### PROBLEM DETAILS
Print only the lines from the top of the data through the line with "(0,0) rectangle (500,464);", both included, skipping every picture.

### DATA EXTRACT
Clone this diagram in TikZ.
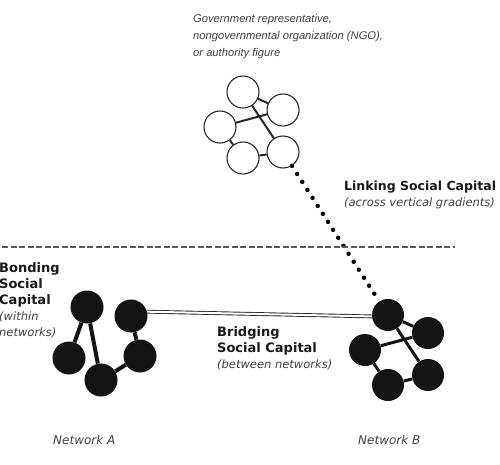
\documentclass[tikz,border=0pt]{standalone}
\usepackage{fontspec}
\setsansfont{DejaVu Sans}
\newfontfamily\govfont{Liberation Sans}
\usepackage{xcolor}
\usetikzlibrary{positioning}

\begin{document}
\begin{tikzpicture}[
    x=1pt, y=-1pt,
    person/.style={circle, draw=black!85, line width=1.1pt, fill=white, minimum size=32pt, inner sep=0pt},
    member/.style={circle, fill=black!92, minimum size=33pt, inner sep=0pt},
    heading/.style={anchor=north west, inner sep=0pt, align=left, text=black!90, font=\sffamily\bfseries\fontsize{13}{16}\selectfont},
    note/.style={anchor=north west, inner sep=0pt, align=left, text=black!75, font=\sffamily\itshape\fontsize{12}{15}\selectfont},
]
\useasboundingbox (0,0) rectangle (500,464);

% Authority network (top)
\node[person] (t1) at (243,92) {};
\node[person] (t2) at (283,110) {};
\node[person] (t3) at (220,127) {};
\node[person] (t4) at (243,158) {};
\node[person] (t5) at (283,152) {};
\draw[line width=2pt, black!85] (t1) -- (t2) (t3) -- (t2) (t1) -- (t5) (t3) -- (t4) (t4) -- (t5);

% Network A
\node[member] (a1) at (87,307) {};
\node[member] (a2) at (131,316) {};
\node[member] (a3) at (69,358) {};
\node[member] (a4) at (101,380) {};
\node[member] (a5) at (140,356) {};
\draw[line width=4pt, black!92] (a1) -- (a3) (a1) -- (a4) (a4) -- (a5) (a5) -- (a2);

% Network B
\node[member, minimum size=32pt] (b1) at (388,315) {};
\node[member, minimum size=32pt] (b2) at (428,333) {};
\node[member, minimum size=32pt] (b3) at (365,350) {};
\node[member, minimum size=32pt] (b4) at (388,385) {};
\node[member, minimum size=32pt] (b5) at (428,375) {};
\draw[line width=3pt, black!92] (b1) -- (b2) (b3) -- (b2) (b1) -- (b5) (b3) -- (b4) (b4) -- (b5);

% Ties between levels and networks
\draw[black!85, line width=0.9pt, double=white, double distance=2pt] (a2.15) -- (b1.185);
\draw[black, line width=4.5pt, line cap=round, dash pattern=on 0pt off 9.5pt] (t5) -- (b1);
\draw[black!65, line width=1.1pt, dash pattern=on 6pt off 2.5pt] (2,247) -- (455,247);

% Labels
\node[anchor=north west, inner sep=0pt, align=left, text=black!75, font=\govfont\itshape\fontsize{11.2}{17}\selectfont] (authority) at (193,14) {Government representative,\\nongovernmental organization (NGO),\\or authority figure};
\node[heading, font=\sffamily\bfseries\fontsize{12.5}{15.5}\selectfont] (linking) at (344,181) {Linking Social Capital\\{\mdseries\itshape\color{black!75}\fontsize{11.5}{15}\selectfont(across vertical gradients)}};
\node[heading] (bonding) at (-1,262) {Bonding\\Social\\Capital\\{\mdseries\itshape\color{black!75}\fontsize{11.5}{16}\selectfont(within}\\{\mdseries\itshape\color{black!75}\fontsize{11.5}{16}\selectfont networks)}};
\node[heading] (bridging) at (217,326) {Bridging\\Social Capital\\{\mdseries\itshape\color{black!75}\fontsize{11.5}{15}\selectfont(between networks)}};
\node[note] (labelA) at (53,435) {Network A};
\node[note] (labelB) at (358,435) {Network B};

\end{tikzpicture}
\end{document}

### ANSWER FOR THIS EXERCISE
Clone this diagram in TikZ.
\documentclass[tikz,border=0pt]{standalone}
\usepackage{fontspec}
\setsansfont{DejaVu Sans}
\newfontfamily\govfont{Liberation Sans}
\usepackage{xcolor}
\usetikzlibrary{positioning}

\begin{document}
\begin{tikzpicture}[
    x=1pt, y=-1pt,
    person/.style={circle, draw=black!85, line width=1.1pt, fill=white, minimum size=32pt, inner sep=0pt},
    member/.style={circle, fill=black!92, minimum size=33pt, inner sep=0pt},
    heading/.style={anchor=north west, inner sep=0pt, align=left, text=black!90, font=\sffamily\bfseries\fontsize{13}{16}\selectfont},
    note/.style={anchor=north west, inner sep=0pt, align=left, text=black!75, font=\sffamily\itshape\fontsize{12}{15}\selectfont},
]
\useasboundingbox (0,0) rectangle (500,464);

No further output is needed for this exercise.